Bintang yang baru dilahirkan layaknya “bayi” yang menangis keras, menyemburkan partikel jet ganas berupa material yang dipercepat secara magnetis saat memperoleh suplai makanan dari gas dan debu yang mengitarinya. Seperti adonan pizza yang diratakan saat diputar oleh koki, material gas dan debu kemudian mengembun menjadi cakram datar.

Putaran “adonan pizza” sangat tergantung pada bagaimana awan kosmik runtuh. Arah putaran akan tetap sama seumur hidup sistem, kecuali terganggu oleh interaksi dengan sistem bintang lain yang berada cukup dekat. Sekitar 100.000 tahun, ketebalan awan kosmik mulai menipis, sehingga dua struktur berbeda mulai terlihat, bintang yang baru dilahirkan beserta cakram luas debu dan gas.

“Cemilan” Planet

Komposisi seluruh sistem masih didominasi hidrogen dan helium, dengan rasio 100:1 dibandingkan gas dan debu pada cakram.  Debu yang mengandung unsur-unsur seperti karbon dan besi, sangat dibutuhkan untuk membentuk planet.

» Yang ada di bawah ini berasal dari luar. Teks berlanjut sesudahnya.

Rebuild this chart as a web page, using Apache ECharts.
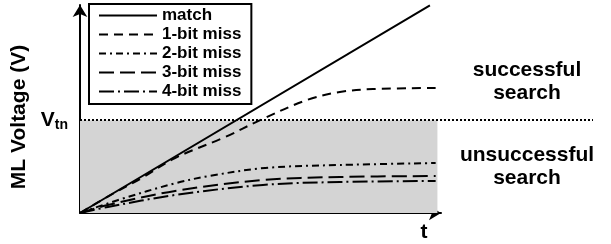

“Pada dasarnya, planet adalah remah-remah yang tidak dimakan bintang,” kata ilmuwan Joel Green dari Space Telescope Science Institute.

Para ilmuwan yang mempelajari sistem bintang yang sangat muda, mencari fitur khas dalam cakram yang mengindikasikan lokasi pembentukan planet. Pada awalnya, gaya gravitasi kandidat planet akan melengkungkan material di sekitarnya hingga berbentuk spiral. Seiring pertumbuhannya, planet akan mengukir celah yang lebih besar pada cakram.

dari-awan-debu-dan-gas-ke-cakram-protoplanet-informasi-astronomi
Yasuhiro Hasegawa mempelajari cakram protoplanet di Laboratorium Propulsi Jet NASA.
Kredit: NASA/JPL-Caltech/J. Thompson

Yasuhiro Hasegawa, seorang peneliti di Laboratorium Propulsi Jet NASA, telah mempelajari satu sampel cakram protoplanet yang cukup terkenal, HL Tau. Hasegawa menggunakan Atacama Large Millimeter/submillimeter Array (ALMA), jajaran teleskop radio di Chili. Celah pada cakram terlihat mirip cincin, yang diduga sebagai “jejak kaki” kandidat planet. “Penemuan ini adalah lompatan besar dalam bidang yang kami tekuni,” katanya.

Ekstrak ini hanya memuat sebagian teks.